When my down-the-block neighbor Ned got out of his car a few days ago in a Santa suit so red you could see it from Schoharie or Saturn, I saw gift-giving time has come. “It makes a wonderful gift,” folk singer Tom Rush proclaimed decades ago, displaying his new album onstage at Proctors in Troy. (Yes, the place once presented shows.)
The discounted online gift card offer we ran Monday included only a few restaurants with live music, so giving tunes takes a bit more ingenuity. Many methods are available, including new-tech options: Streaming links and gift cards offer virtual wrapping paper. A vinyl album was once the most obvious gift possible; no mistaking THAT for a sweater. The only surprise was: WHICH album is in there?
My all-time favorite musical surprise was when my daughter Pisie’s fiancé, Tony, told her to take two days off but didn’t tell her why and drove her to Montreal, where the surprise was revealed only when they parked by a club whose marquee shouted “PRINCE” — one of his last-ever shows.
’Tis the season for “Best Of” lists, too; each one offering a shopping guide and jumpstart for arguments. Our own lists run soon, and they’re all over my favorite music-and-arts megaphone, www.nippertown.com. Click it up, discuss. My Adirondack music-gathering host Stephen just told me North Country Public Radio program director Jackie Sauter is retiring. Her goodbye is a list of 47 favorite all-time albums, including gloriously gift-worthy ones, some fresh and recent: https://shar.es/aawnbV.
Giving live music (see the Prince reference, above) may be even more satisfying than recordings. You can share, sitting beside the recipient. Giving specific shows works fine, or redeemable gift cards so the receiver can choose.
What would I choose? Looking back, and spilling the beans a bit on our Best Of lists, I wish I could have dragged everybody I know to the Palace for David Byrne back in September.

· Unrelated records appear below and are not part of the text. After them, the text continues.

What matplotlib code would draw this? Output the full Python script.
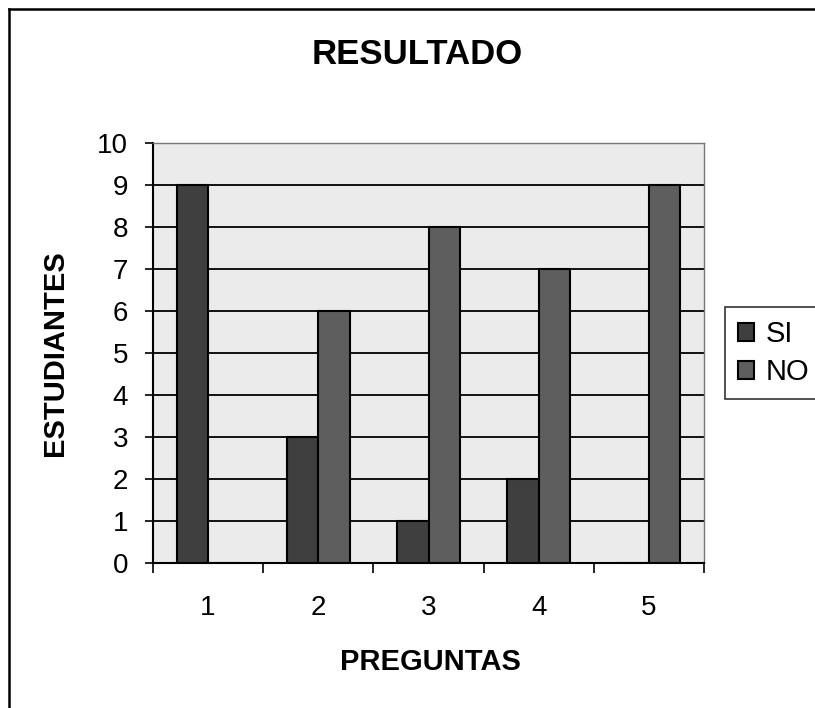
import matplotlib
matplotlib.use("Agg")
import matplotlib.pyplot as plt
import numpy as np
from matplotlib.lines import Line2D

categories = ['1', '2', '3', '4', '5']
si_values = [9, 3, 1, 2, 0]
no_values = [0, 6, 8, 7, 9]
series_names = ['SI', 'NO']
yticks = list(range(0, 11))

plt.rcParams['font.family'] = ['Liberation Sans', 'DejaVu Sans']

W, H = 815, 708
fig = plt.figure(figsize=(W / 100, H / 100), dpi=100)
fig.patch.set_facecolor('white')

ax = fig.add_axes([153 / W, 1 - 563 / H, (704 - 153) / W, (563 - 143) / H])
ax.set_facecolor('#ebebeb')

x = np.arange(1, len(categories) + 1)
bw = 0.285
b1 = ax.bar(x - bw / 2, si_values, bw, color='#3f3f3f', edgecolor='black', linewidth=1.5, label=series_names[0], zorder=3)
b2 = ax.bar(x + bw / 2, no_values, bw, color='#5e5e5e', edgecolor='black', linewidth=1.5, label=series_names[1], zorder=3)

ax.set_xlim(0.5, len(categories) + 0.5)
ax.set_ylim(0, 10)
ax.set_yticks(yticks)
ax.set_yticklabels([str(v) for v in yticks])
ax.set_xticks(x)
ax.set_xticklabels(categories)
ax.set_xticks(np.arange(0.5, len(categories) + 1, 1.0), minor=True)

ax.tick_params(axis='x', which='major', length=0, pad=23, labelsize=20)
ax.tick_params(axis='x', which='minor', length=7.5, width=1.2, direction='out')
ax.tick_params(axis='y', which='major', length=6, width=1.2, direction='out', pad=12, labelsize=20)

ax.yaxis.grid(True, color='black', linewidth=1.3, zorder=1)
ax.set_axisbelow(True)
for side in ['left', 'bottom']:
    ax.spines[side].set_linewidth(1.5)
    ax.spines[side].set_color('black')
for side in ['right', 'top']:
    ax.spines[side].set_linewidth(1.0)
    ax.spines[side].set_color('#777777')

fig.text(417 / W, 1 - 55 / H, 'RESULTADO', ha='center', va='center', fontsize=25, fontweight='bold')
fig.text(430 / W, 1 - 662 / H, 'PREGUNTAS', ha='center', va='center', fontsize=21, fontweight='bold')
fig.text(55 / W, 1 - 353 / H, 'ESTUDIANTES', ha='center', va='center', rotation=90, fontsize=21, fontweight='bold')

leg = fig.legend(handles=[b1, b2], labels=series_names, loc='upper left',
                 bbox_to_anchor=(725 / W, 1 - 307 / H), fontsize=21, frameon=True,
                 fancybox=False, edgecolor='black', handlelength=0.55, handleheight=0.55,
                 handletextpad=0.4, labelspacing=0.35, borderpad=0.45, borderaxespad=0)
leg.get_frame().set_linewidth(1.2)

fig.add_artist(Line2D([9 / W, 9 / W], [0, 1 - 9 / H], color='black', linewidth=1.8, transform=fig.transFigure))
fig.add_artist(Line2D([9 / W, 1], [1 - 9 / H, 1 - 9 / H], color='black', linewidth=1.8, transform=fig.transFigure))

fig.savefig('out.png', dpi=100)
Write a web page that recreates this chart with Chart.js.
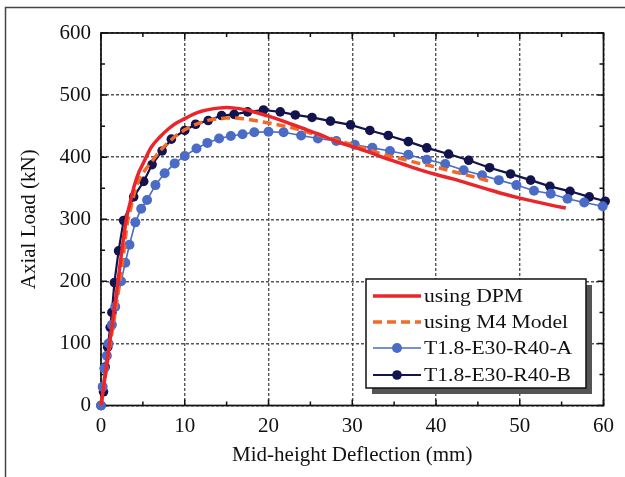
<!DOCTYPE html>
<html>
<head>
<meta charset="utf-8">
<script src="https://cdn.jsdelivr.net/npm/chart.js@4.4.1/dist/chart.umd.min.js"></script>
<style>
  body { margin: 0; background: #fff; }
  canvas { display: block; }
</style>
</head>
<body>
<canvas id="loadChart" width="625" height="477"></canvas>
<script>
// Axial load vs mid-height deflection
var xTicks = [0, 10, 20, 30, 40, 50, 60];
var yTicks = [0, 100, 200, 300, 400, 500, 600];
var seriesNames = ["using DPM", "using M4 Model", "T1.8-E30-R40-A", "T1.8-E30-R40-B"];

var dpmX = [0, 0.5, 1, 1.5, 2, 2.5, 3, 3.5, 4, 4.5, 5, 6, 7, 8, 9, 10, 11, 12, 13, 14, 15, 16, 17, 18, 19, 20, 22, 24, 26, 28, 30, 32, 34, 36, 38, 40, 42, 44, 46, 48, 50, 52, 54, 55.5];
var dpmY = [0, 48, 97, 147, 197, 250, 298, 328, 355, 375, 389, 416, 432, 445, 455, 462, 469, 474, 477, 479, 480, 479, 477, 474, 470, 466, 457, 447, 437, 426, 417, 408, 398, 389, 380, 372, 365, 357, 349, 341, 334, 328, 322, 318];

var m4X = [0, 0.5, 1.1, 1.7, 2.3, 2.8, 3.1, 3.6, 4.0, 4.5, 5.2, 6.0, 6.4, 7.1, 8.0, 9.0, 10, 11, 12, 13, 14, 15, 16, 17, 18, 20, 22, 24, 26, 28, 30, 32, 34, 36, 38, 40, 42, 44, 46.5];
var m4Y = [0, 45, 100, 150, 205, 255, 290, 320, 343, 362, 378, 392, 399, 411, 423, 435, 444, 451, 456, 460, 462, 463, 463, 462, 460, 455, 450, 443, 435, 428, 420, 412, 403, 397, 390, 384, 377, 370, 361];

var testAX = [0, 0.2, 0.4, 0.7, 0.9, 1.3, 1.7, 2.4, 2.9, 3.4, 4.1, 4.8, 5.5, 6.5, 7.6, 8.8, 10.0, 11.4, 12.7, 14.1, 15.5, 16.9, 18.3, 20.0, 21.8, 23.9, 25.9, 28.1, 30.3, 32.4, 34.5, 36.7, 38.9, 41.1, 43.3, 45.5, 47.5, 49.6, 51.7, 53.7, 55.7, 57.7, 59.9];
var testAY = [0, 30, 60, 80, 100, 130, 159, 200, 230, 259, 295, 317, 331, 355, 374, 390, 402, 414, 423, 430, 434, 437, 440, 441, 440, 435, 430, 426, 420, 415, 410, 404, 396, 389, 379, 371, 363, 355, 346, 341, 333, 327, 321];

var testBX = [0, 0.3, 0.5, 0.8, 1.1, 1.3, 1.6, 2.1, 2.7, 3.9, 5.1, 6.1, 7.3, 8.4, 10.0, 11.3, 12.8, 14.4, 15.9, 17.5, 19.4, 21.4, 23.2, 25.2, 27.4, 29.8, 32.1, 34.3, 36.7, 38.9, 41.5, 43.9, 46.4, 48.9, 51.3, 53.6, 56.0, 58.3, 60.2];
var testBY = [0, 22, 62, 94, 126, 150, 198, 249, 298, 336, 361, 388, 410, 429, 443, 453, 459, 467, 469, 473, 476, 473, 468, 464, 458, 452, 443, 435, 425, 415, 405, 395, 383, 373, 363, 353, 345, 336, 329];

var colors = ["#e8262b", "#f26a2a", "#4a6bc6", "#13134d"];

function pts(xs, ys) {
  return xs.map(function (x, i) { return {x: x, y: ys[i]}; });
}

var serif = "'Liberation Serif', 'Times New Roman', serif";

var framePlugin = {
  id: "frame",
  beforeDatasetsDraw: function (chart) {
    var ctx = chart.ctx, a = chart.chartArea;
    var xs = chart.scales.x, ys = chart.scales.y;
    ctx.save();
    ctx.strokeStyle = "#111";
    ctx.lineWidth = 1.7;
    ctx.strokeRect(a.left, a.top, a.right - a.left, a.bottom - a.top);
    ctx.lineWidth = 1.5;
    var v, p, len;
    for (v = 0; v <= 60; v += 5) {
      p = xs.getPixelForValue(v);
      len = v % 10 === 0 ? 6 : 4;
      ctx.beginPath();
      ctx.moveTo(p, a.bottom); ctx.lineTo(p, a.bottom - len);
      ctx.moveTo(p, a.top); ctx.lineTo(p, a.top + len);
      ctx.stroke();
    }
    for (v = 0; v <= 600; v += 50) {
      p = ys.getPixelForValue(v);
      len = v % 100 === 0 ? 6 : 4;
      ctx.beginPath();
      ctx.moveTo(a.left, p); ctx.lineTo(a.left + len, p);
      ctx.moveTo(a.right, p); ctx.lineTo(a.right - len, p);
      ctx.stroke();
    }
    // outer picture border
    ctx.strokeStyle = "#444";
    ctx.lineWidth = 1.5;
    ctx.beginPath();
    ctx.moveTo(5.5, 477); ctx.lineTo(5.5, 7.5); ctx.lineTo(625, 7.5);
    ctx.stroke();
    ctx.restore();
  }
};

var legendPlugin = {
  id: "boxLegend",
  afterDraw: function (chart) {
    var ctx = chart.ctx;
    var bx = 366, by = 279, bw = 220, bh = 109;
    ctx.save();
    ctx.fillStyle = "#555";
    ctx.fillRect(bx + 6, by + 6, bw, bh);
    ctx.fillStyle = "#fff";
    ctx.fillRect(bx, by, bw, bh);
    ctx.strokeStyle = "#111";
    ctx.lineWidth = 1.5;
    ctx.strokeRect(bx, by, bw, bh);
    var rows = [296, 322, 348, 375];
    chart.data.datasets.forEach(function (ds, i) {
      var y = rows[i];
      ctx.strokeStyle = ds.borderColor;
      ctx.lineWidth = ds.borderWidth;
      ctx.setLineDash(ds.borderDash || []);
      ctx.beginPath();
      ctx.moveTo(373, y); ctx.lineTo(421, y);
      ctx.stroke();
      ctx.setLineDash([]);
      if (ds.pointRadius > 0) {
        ctx.fillStyle = ds.pointBackgroundColor;
        ctx.beginPath();
        ctx.arc(397, y, ds.pointRadius, 0, Math.PI * 2);
        ctx.fill();
      }
      ctx.save();
      ctx.translate(424, y);
      ctx.scale(1.2, 1);
      ctx.fillStyle = "#111";
      ctx.font = "18px " + serif;
      ctx.textBaseline = "middle";
      ctx.fillText(ds.label, 0, 1);
      ctx.restore();
    });
    ctx.restore();
  }
};

var ctx = document.getElementById("loadChart").getContext("2d");
new Chart(ctx, {
  type: "scatter",
  data: {
    datasets: [
      {
        label: seriesNames[0],
        data: pts(dpmX, dpmY),
        showLine: true,
        borderColor: colors[0],
        backgroundColor: colors[0],
        borderWidth: 3.5,
        pointRadius: 0,
        cubicInterpolationMode: "monotone",
        clip: false
      },
      {
        label: seriesNames[1],
        data: pts(m4X, m4Y),
        showLine: true,
        borderColor: colors[1],
        backgroundColor: colors[1],
        borderWidth: 3.5,
        borderDash: [9, 5],
        pointRadius: 0,
        cubicInterpolationMode: "monotone",
        clip: false
      },
      {
        label: seriesNames[2],
        data: pts(testAX, testAY),
        showLine: true,
        borderColor: colors[2],
        backgroundColor: colors[2],
        pointBackgroundColor: colors[2],
        pointBorderColor: colors[2],
        borderWidth: 1.6,
        pointRadius: 5,
        pointBorderWidth: 0,
        clip: false
      },
      {
        label: seriesNames[3],
        data: pts(testBX, testBY),
        showLine: true,
        borderColor: colors[3],
        backgroundColor: colors[3],
        pointBackgroundColor: colors[3],
        pointBorderColor: colors[3],
        borderWidth: 2.2,
        pointRadius: 4.8,
        pointBorderWidth: 0,
        clip: false
      }
    ]
  },
  options: {
    responsive: false,
    animation: false,
    events: [],
    layout: { padding: { top: 33, right: 21.5, bottom: 0, left: 0 } },
    plugins: { legend: { display: false }, tooltip: { enabled: false } },
    scales: {
      x: {
        type: "linear",
        min: 0, max: 60,
        afterBuildTicks: function (s) { s.ticks = xTicks.map(function (v) { return {value: v}; }); },
        afterFit: function (s) { s.height = 71.5; },
        ticks: { color: "#111", padding: 8, font: { family: serif, size: 21 } },
        grid: { color: "#555", lineWidth: 1.4, drawTicks: false, borderDash: [3, 2] },
        border: { display: false, dash: [3, 2] },
        title: { display: true, text: "Mid-height Deflection (mm)", color: "#111", font: { family: serif, size: 21 }, padding: { top: 0, bottom: 9 } }
      },
      y: {
        type: "linear",
        min: 0, max: 600,
        afterBuildTicks: function (s) { s.ticks = yTicks.map(function (v) { return {value: v}; }); },
        afterFit: function (s) { s.width = 101; },
        ticks: { color: "#111", padding: 10, font: { family: serif, size: 21 } },
        grid: { color: "#555", lineWidth: 1.4, drawTicks: false, borderDash: [3, 2] },
        border: { display: false, dash: [3, 2] },
        title: { display: true, text: "Axial Load (kN)", color: "#111", font: { family: serif, size: 21 }, padding: { top: 17, bottom: 0 } }
      }
    }
  },
  plugins: [framePlugin, legendPlugin]
});
</script>
</body>
</html>
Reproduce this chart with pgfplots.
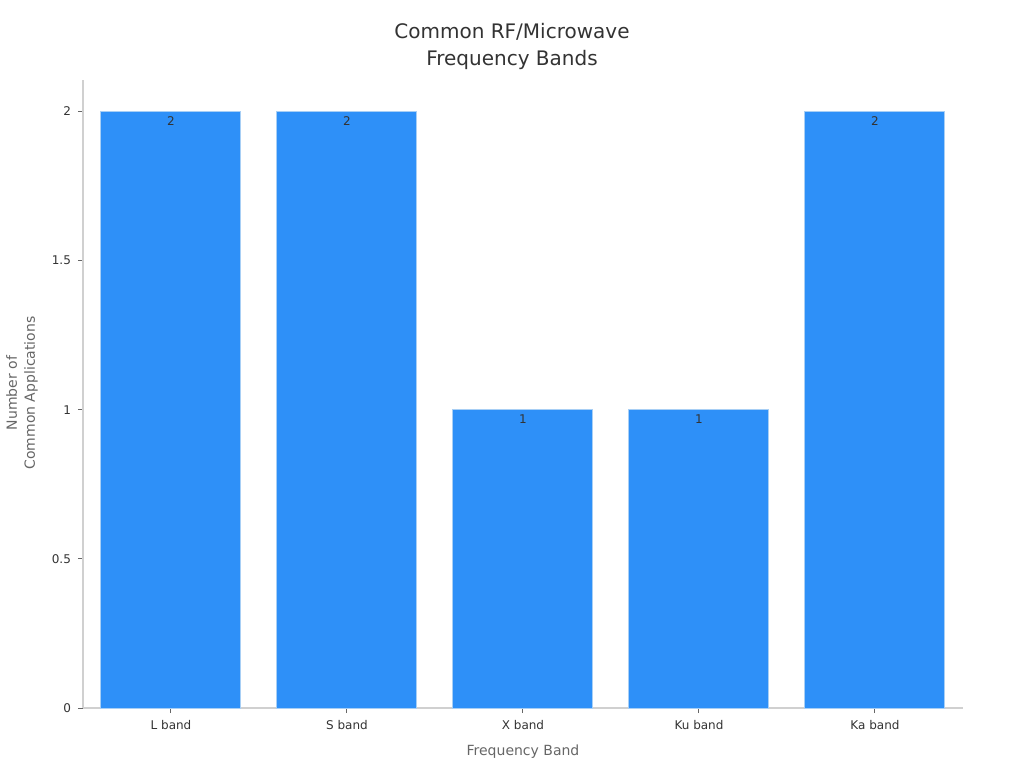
\documentclass[border=0pt]{standalone}
\usepackage{pgfplots}
\pgfplotsset{compat=1.18}
\usepackage{fontspec}
\setmainfont{DejaVu Sans}
\definecolor{barblue}{HTML}{2E90F8}
\definecolor{baredge}{HTML}{A8CFF5}
\definecolor{axisgray}{HTML}{D0D0D0}
\definecolor{labgray}{HTML}{666666}
\definecolor{txt}{HTML}{333333}
\begin{document}
\begin{tikzpicture}
\path[use as bounding box] (-41.5pt,-30pt) rectangle (470.5pt,354pt);
\begin{axis}[
  at={(0,0)}, anchor=south west,
  scale only axis, width=440pt, height=314pt,
  xmin=-0.5, xmax=4.5, ymin=0, ymax=2.105,
  enlargelimits=false,
  axis x line*=bottom, axis y line*=left,
  axis line style={axisgray, line width=0.6pt},
  ybar, bar width=70pt,
  xtick={0,1,2,3,4},
  xticklabels={L band, S band, X band, Ku band, Ka band},
  ytick={0,0.5,1,1.5,2},
  yticklabels={0,0.5,1,1.5,2},
  tick align=outside, major tick length=2.5pt,
  tick style={labgray, line width=0.5pt},
  tick label style={font=\fontsize{6}{7}\selectfont, text=txt},
  /pgf/number format/assume math mode=true,
  nodes near coords,
  every node near coord/.append style={anchor=north, yshift=1pt, font=\fontsize{6}{7}\selectfont, text=txt},
]
\addplot[fill=barblue, draw=baredge, line width=0.5pt] coordinates {
  (0,2) (1,2) (2,1) (3,1) (4,2)
};
\end{axis}
\node[align=center, text=txt, font=\fontsize{10}{13.5}\selectfont] at (214.5pt,330.75pt) {Common RF/Microwave\\Frequency Bands};
\node[align=center, text=labgray, rotate=90, font=\fontsize{7}{9}\selectfont] at (-30.5pt,157.5pt) {Number of\\Common Applications};
\node[text=labgray, font=\fontsize{7}{9}\selectfont] at (220pt,-22pt) {Frequency Band};
\end{tikzpicture}
\end{document}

And I wish I could shove among everybody’s holiday gifts: Aaron Parks’ “Little Big,” Janelle Monae’s “Dirty Computer,” Ry Cooder’s “The Prodigal Son,” John Prine’s “The Tree of Forgiveness,” Rosanne Cash’s “She Remembers Everything,” Kamasi Washington’s “Heaven and Earth,” Shelby Lynne & Allison Moorer’s “Not Dark Yet” (last year, I know, but it’s so haunting it still makes this year’s list), the War on Drugs’ “A Deeper Understanding” (ditto), Paul McCartney’s “Egypt Station” (and not just because my brother Jim Hoke plays on it), Alejandro Escovedo’s “The Crossing,” Bonerama’s “Hot Like Fire,” Brandi Carlile’s “By the Way I Forgive You,” Jon Batiste’s “Hollywood Africans,” Cecile McLorin Salvant’s “The Window,” Charles Lloyd & the Marvels featuring Lucinda Williams’ “Vanished Gardens,” Jazzmeia Horn’s “A Social Call,” James Francies’ “Flight,” Kim Richie’s “Edgeland” — OK, enough!
CAFFE SHOW SHOPPING
Jazz guitars gang up on Caffe Lena this week.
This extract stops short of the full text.